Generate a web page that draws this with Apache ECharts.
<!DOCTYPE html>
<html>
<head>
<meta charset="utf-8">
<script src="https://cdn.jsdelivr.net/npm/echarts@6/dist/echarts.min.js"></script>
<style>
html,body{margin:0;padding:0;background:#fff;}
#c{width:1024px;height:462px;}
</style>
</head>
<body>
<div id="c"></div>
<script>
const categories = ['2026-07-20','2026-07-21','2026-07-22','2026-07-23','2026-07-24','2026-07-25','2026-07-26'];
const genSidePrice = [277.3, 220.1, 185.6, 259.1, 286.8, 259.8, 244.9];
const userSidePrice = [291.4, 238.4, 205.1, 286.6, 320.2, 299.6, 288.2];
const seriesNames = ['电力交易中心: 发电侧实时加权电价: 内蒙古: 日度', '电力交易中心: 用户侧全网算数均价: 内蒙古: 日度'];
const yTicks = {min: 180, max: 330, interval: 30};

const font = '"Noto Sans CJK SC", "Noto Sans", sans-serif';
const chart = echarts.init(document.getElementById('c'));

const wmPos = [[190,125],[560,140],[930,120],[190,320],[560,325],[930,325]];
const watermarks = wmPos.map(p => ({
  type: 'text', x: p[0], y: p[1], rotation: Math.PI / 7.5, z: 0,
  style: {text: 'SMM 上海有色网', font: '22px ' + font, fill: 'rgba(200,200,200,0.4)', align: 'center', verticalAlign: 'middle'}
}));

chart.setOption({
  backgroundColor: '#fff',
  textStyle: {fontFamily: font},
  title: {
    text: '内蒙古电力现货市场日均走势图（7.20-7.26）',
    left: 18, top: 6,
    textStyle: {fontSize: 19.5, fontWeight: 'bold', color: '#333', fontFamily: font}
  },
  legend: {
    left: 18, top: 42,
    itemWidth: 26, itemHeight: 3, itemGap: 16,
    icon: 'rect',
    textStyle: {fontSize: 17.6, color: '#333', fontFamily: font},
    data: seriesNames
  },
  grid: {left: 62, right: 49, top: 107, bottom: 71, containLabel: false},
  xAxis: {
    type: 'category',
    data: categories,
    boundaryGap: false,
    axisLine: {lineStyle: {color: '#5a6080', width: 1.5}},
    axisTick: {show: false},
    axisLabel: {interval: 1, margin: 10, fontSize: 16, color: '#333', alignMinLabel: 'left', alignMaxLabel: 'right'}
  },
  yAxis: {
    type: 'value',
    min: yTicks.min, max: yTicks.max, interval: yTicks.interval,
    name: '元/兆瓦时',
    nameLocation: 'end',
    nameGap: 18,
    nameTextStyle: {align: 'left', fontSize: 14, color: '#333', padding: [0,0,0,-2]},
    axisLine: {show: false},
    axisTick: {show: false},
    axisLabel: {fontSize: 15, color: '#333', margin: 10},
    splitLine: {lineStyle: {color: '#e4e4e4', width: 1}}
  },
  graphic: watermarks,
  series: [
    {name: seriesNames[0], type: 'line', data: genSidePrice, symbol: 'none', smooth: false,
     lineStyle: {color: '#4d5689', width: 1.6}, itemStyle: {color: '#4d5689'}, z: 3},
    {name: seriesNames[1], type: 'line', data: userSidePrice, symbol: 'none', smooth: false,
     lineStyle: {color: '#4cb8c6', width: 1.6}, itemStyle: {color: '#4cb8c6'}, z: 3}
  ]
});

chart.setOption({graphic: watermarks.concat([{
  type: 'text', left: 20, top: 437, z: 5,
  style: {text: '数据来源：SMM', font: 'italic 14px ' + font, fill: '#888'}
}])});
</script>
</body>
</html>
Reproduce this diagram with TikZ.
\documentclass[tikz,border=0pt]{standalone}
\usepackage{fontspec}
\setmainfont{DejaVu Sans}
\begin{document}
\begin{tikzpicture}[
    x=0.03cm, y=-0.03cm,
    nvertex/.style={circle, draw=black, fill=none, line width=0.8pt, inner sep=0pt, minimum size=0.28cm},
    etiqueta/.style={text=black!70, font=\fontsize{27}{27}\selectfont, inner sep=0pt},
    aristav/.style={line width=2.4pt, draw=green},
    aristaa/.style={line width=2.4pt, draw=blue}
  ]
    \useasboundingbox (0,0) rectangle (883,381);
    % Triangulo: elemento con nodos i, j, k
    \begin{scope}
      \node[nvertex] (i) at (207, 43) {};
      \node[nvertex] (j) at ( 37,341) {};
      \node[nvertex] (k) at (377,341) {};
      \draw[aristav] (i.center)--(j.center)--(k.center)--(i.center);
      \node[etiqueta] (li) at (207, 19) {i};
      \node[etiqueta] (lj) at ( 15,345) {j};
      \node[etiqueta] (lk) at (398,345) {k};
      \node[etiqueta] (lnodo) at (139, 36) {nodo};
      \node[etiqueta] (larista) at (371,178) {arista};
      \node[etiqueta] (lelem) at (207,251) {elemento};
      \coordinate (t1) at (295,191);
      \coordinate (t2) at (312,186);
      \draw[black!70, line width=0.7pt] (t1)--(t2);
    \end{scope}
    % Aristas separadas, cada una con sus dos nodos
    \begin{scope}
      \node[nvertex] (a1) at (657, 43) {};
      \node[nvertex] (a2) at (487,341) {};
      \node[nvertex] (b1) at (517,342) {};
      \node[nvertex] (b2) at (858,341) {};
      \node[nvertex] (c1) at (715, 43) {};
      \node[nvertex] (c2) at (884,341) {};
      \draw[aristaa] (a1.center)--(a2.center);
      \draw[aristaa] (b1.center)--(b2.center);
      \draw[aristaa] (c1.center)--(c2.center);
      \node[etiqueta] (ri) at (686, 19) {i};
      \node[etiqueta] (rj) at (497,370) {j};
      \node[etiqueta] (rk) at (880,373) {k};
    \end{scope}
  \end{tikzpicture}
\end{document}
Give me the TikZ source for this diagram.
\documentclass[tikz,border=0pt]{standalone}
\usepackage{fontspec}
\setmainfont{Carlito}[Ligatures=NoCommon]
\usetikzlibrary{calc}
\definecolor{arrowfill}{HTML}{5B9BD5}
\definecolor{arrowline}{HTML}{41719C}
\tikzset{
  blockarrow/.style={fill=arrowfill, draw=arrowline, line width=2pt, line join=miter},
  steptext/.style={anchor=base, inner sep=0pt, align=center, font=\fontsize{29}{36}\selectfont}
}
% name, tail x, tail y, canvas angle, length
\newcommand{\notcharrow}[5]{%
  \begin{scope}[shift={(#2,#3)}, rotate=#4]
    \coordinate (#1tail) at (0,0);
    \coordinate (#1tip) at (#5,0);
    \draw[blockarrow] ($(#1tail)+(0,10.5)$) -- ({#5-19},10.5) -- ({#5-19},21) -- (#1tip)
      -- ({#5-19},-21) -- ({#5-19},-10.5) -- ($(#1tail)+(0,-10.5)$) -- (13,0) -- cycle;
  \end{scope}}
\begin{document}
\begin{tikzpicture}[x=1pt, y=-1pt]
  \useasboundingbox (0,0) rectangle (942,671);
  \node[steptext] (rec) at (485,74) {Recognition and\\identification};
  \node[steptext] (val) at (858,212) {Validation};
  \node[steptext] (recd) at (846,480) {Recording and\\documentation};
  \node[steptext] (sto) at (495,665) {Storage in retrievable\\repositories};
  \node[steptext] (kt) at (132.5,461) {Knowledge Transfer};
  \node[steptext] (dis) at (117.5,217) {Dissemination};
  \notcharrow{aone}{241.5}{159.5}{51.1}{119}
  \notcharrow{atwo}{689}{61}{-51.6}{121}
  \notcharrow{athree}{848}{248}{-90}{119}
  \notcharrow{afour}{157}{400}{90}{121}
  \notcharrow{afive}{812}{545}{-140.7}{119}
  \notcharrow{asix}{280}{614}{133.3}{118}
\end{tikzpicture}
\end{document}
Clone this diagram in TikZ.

○ ○ ○ ○

Only the lines from the first line of the material above through the line that contains "const chart = echarts.init(document.getElementById('c'));" should be quoted, each one exactly.

Generate a web page that draws this with Apache ECharts.
<!DOCTYPE html>
<html>
<head>
<meta charset="utf-8">
<script src="https://cdn.jsdelivr.net/npm/echarts@6/dist/echarts.min.js"></script>
<style>
html,body{margin:0;padding:0;background:#fff;}
#c{width:1024px;height:462px;}
</style>
</head>
<body>
<div id="c"></div>
<script>
const categories = ['2026-07-20','2026-07-21','2026-07-22','2026-07-23','2026-07-24','2026-07-25','2026-07-26'];
const genSidePrice = [277.3, 220.1, 185.6, 259.1, 286.8, 259.8, 244.9];
const userSidePrice = [291.4, 238.4, 205.1, 286.6, 320.2, 299.6, 288.2];
const seriesNames = ['电力交易中心: 发电侧实时加权电价: 内蒙古: 日度', '电力交易中心: 用户侧全网算数均价: 内蒙古: 日度'];
const yTicks = {min: 180, max: 330, interval: 30};

const font = '"Noto Sans CJK SC", "Noto Sans", sans-serif';
const chart = echarts.init(document.getElementById('c'));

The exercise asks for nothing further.